La Corte, dunque, afferma che lo Stato convenuto ha violato gli obblighi procedurali di tutela imposti dagli artt. 3 e 8 Cedu, poiché non ha garantito un'indagine celere e completa circa i gravi reati subiti dal minore, non potendo valere ad escludere la responsabilità dello Stato il pur difficile contesto familiare in cui questi si sono consumati e l'obiettiva difficoltà dell'indagine.

Merita però di essere segnalata la dissenting opinion del giudice Myjer.

In essa si individua correttamente quello che rappresenta il vero nucleo problematico lambito dalla sentenza in esame e cioè l'individuazione del limite superato il quale il controllo sugli obblighi procedurali ex art. 3 Cedu ridonda in un sindacato di merito sull'attività di valutazione probatoria degli elementi d'indagine e, più in generale, sull'operato delle autorità statali.

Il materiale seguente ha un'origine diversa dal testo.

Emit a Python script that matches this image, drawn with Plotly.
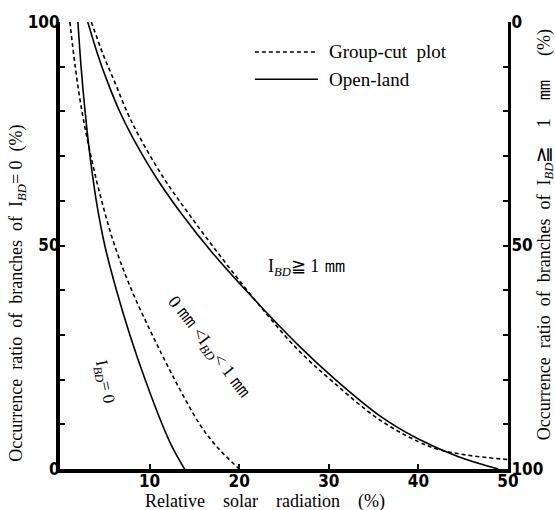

Secondo l'opinione citata, la violazione dell'art. 3 Cedu sotto il profilo degli obblighi c.d. procedurali dovrebbe essere esclusa quando, come nel presente caso, si tratta di indagini particolarmente difficili e agli atti vi è la prova che lo Stato si è comunque attivato per accertare le responsabilità individuali, senza considerare che la Corte ha anche proceduto ad indicare specificamente quali atti d'indagine le autorità interne avrebbero dovuto compiere e persino in base a quali titoli di reato - diversi da quelli in concreto ipotizzati - le indagini avrebbero potuto proseguire, così prestando il fianco alla non infondata critica di assumere nei fatti un ruolo non dissimile da quello di giudice di quarta istanza.